Write out again exactly the lines from the one containing "Convert this chart to Bokeh code." through the one containing "from bokeh.resources import INLINE", both included, and omit the pictures.

[Records with drawing code]
□ □ □ □ □ □ □
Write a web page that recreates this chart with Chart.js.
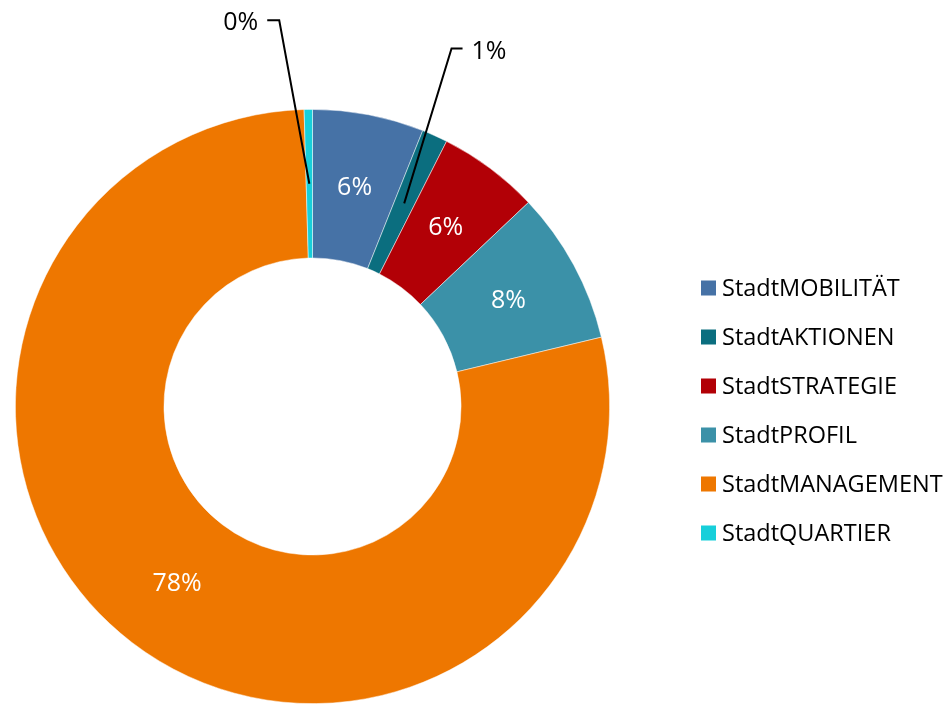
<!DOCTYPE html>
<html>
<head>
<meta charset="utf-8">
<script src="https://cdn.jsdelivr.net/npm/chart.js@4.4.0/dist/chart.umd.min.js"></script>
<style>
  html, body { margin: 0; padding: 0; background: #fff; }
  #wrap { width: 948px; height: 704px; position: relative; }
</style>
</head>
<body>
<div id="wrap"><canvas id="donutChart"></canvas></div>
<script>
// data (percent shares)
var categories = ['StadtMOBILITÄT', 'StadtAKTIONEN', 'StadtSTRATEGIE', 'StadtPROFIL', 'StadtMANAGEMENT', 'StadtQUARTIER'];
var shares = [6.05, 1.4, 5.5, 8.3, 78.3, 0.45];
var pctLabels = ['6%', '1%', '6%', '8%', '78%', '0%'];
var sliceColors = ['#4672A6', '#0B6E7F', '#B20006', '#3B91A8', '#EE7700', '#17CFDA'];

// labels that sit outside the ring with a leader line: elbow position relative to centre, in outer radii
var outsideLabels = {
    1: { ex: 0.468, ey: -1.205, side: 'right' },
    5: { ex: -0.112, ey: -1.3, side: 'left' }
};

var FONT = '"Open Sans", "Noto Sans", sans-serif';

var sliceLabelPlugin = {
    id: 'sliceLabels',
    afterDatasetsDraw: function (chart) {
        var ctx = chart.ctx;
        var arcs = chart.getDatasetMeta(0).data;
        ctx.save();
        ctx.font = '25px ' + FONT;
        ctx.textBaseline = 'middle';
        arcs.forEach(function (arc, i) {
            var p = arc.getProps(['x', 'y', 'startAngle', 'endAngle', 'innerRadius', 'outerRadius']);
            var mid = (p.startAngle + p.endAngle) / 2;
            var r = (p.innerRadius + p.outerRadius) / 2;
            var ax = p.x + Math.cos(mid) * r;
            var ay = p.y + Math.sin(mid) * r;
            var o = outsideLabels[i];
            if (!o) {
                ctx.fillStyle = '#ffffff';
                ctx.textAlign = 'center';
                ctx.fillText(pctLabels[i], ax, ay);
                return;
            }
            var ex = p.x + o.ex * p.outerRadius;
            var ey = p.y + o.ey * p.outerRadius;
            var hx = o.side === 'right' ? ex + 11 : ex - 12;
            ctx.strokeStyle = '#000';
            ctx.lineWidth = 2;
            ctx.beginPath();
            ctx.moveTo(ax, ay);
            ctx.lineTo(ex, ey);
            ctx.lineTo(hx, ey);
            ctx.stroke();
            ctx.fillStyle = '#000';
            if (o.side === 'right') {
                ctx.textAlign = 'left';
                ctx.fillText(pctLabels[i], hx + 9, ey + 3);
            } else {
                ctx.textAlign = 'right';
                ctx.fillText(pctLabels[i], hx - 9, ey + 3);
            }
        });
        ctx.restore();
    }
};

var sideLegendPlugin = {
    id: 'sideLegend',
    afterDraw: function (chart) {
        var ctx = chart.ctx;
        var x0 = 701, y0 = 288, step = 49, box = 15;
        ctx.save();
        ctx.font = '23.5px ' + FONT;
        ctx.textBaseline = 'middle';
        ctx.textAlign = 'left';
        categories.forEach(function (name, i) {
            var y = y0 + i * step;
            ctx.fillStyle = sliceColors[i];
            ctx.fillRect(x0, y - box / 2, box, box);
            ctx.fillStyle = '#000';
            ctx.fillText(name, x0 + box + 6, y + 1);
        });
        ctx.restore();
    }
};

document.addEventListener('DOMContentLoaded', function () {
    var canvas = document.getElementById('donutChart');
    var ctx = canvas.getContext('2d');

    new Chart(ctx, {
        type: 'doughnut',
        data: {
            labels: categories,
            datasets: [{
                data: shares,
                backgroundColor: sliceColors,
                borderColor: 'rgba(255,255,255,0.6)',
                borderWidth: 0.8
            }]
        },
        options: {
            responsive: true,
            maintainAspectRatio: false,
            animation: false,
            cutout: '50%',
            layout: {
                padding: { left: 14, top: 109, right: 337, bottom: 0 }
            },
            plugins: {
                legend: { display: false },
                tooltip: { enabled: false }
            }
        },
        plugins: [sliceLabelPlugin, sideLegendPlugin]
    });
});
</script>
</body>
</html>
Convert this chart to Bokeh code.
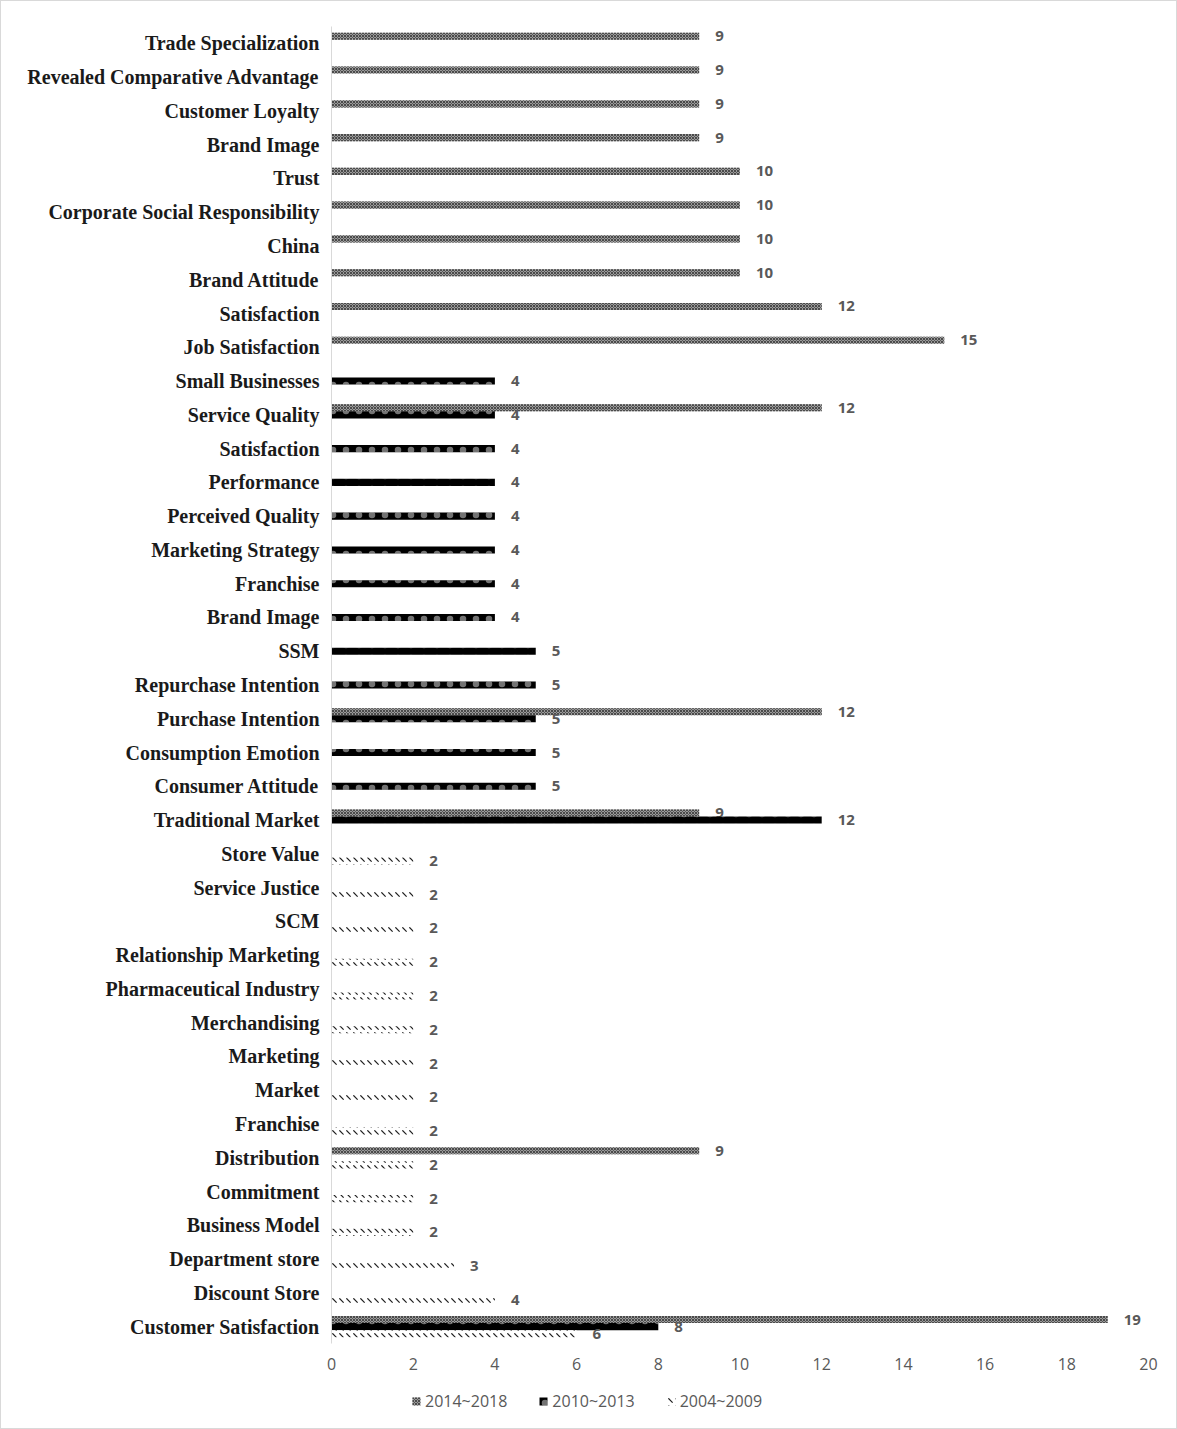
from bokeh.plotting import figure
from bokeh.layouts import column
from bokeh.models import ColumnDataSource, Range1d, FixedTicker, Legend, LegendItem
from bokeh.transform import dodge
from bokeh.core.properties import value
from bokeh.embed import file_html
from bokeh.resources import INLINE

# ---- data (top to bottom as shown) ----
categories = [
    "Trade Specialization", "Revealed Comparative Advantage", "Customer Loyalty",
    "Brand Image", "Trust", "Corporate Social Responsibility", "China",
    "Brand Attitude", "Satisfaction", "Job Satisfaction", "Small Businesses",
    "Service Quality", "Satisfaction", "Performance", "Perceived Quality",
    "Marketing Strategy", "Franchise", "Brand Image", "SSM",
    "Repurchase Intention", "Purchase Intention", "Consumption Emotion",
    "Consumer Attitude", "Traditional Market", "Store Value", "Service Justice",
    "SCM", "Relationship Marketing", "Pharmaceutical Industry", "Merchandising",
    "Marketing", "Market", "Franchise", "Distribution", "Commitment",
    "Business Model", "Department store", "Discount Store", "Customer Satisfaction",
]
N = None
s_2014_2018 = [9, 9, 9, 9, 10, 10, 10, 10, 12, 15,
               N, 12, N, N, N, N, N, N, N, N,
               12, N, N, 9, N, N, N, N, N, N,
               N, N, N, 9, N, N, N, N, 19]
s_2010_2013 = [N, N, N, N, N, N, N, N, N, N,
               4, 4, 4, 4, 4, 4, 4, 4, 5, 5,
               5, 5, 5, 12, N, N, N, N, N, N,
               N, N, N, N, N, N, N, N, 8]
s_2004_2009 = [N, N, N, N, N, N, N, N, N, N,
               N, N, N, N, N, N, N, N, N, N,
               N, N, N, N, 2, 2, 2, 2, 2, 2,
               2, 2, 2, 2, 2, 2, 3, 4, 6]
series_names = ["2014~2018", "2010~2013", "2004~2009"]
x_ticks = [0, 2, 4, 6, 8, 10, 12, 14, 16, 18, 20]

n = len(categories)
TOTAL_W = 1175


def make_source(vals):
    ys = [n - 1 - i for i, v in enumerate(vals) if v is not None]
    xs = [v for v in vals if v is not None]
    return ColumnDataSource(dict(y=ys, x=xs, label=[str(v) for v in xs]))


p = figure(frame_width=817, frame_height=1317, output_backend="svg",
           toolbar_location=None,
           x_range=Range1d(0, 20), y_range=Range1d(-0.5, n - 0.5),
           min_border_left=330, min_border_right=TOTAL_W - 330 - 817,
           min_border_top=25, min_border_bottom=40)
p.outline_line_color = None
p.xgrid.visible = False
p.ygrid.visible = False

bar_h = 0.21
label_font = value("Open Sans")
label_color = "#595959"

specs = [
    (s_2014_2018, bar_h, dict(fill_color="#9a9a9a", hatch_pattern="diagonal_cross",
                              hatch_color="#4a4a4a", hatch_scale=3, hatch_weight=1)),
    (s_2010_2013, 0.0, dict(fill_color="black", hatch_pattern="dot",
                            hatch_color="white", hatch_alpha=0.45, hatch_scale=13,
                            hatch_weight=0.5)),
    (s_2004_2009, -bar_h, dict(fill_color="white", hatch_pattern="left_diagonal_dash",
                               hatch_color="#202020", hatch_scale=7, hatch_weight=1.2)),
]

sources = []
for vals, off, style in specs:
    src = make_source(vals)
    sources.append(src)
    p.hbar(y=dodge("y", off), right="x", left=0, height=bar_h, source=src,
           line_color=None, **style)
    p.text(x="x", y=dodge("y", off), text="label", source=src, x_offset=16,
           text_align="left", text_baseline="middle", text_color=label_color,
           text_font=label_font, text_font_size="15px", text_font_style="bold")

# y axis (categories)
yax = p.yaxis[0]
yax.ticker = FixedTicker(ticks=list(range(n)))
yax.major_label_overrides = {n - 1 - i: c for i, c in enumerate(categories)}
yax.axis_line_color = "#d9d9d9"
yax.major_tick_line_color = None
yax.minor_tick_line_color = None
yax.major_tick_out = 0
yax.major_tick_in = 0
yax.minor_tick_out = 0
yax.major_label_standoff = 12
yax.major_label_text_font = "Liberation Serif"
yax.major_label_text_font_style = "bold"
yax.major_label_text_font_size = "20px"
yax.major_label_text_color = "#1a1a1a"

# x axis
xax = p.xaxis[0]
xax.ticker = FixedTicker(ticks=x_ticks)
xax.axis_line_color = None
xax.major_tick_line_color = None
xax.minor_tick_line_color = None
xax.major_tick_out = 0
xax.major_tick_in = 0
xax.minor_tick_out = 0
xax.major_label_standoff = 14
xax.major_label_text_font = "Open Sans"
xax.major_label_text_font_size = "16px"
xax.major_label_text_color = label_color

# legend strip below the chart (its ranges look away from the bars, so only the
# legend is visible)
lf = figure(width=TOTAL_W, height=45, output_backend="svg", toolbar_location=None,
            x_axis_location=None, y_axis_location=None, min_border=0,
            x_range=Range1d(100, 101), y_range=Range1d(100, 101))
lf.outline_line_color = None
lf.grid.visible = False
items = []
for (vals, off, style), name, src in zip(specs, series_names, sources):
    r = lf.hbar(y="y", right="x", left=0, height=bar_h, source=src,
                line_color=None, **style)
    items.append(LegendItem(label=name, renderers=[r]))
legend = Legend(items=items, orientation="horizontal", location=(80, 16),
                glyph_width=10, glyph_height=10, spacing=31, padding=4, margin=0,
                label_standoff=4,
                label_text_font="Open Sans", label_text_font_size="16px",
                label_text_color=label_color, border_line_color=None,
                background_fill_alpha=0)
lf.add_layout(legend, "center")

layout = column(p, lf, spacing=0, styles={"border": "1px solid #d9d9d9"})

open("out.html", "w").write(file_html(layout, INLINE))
□ □ □ □ □ □ □
ANSWER FOR THE TASK:
Convert this chart to Bokeh code.
from bokeh.plotting import figure
from bokeh.layouts import column
from bokeh.models import ColumnDataSource, Range1d, FixedTicker, Legend, LegendItem
from bokeh.transform import dodge
from bokeh.core.properties import value
from bokeh.embed import file_html
from bokeh.resources import INLINE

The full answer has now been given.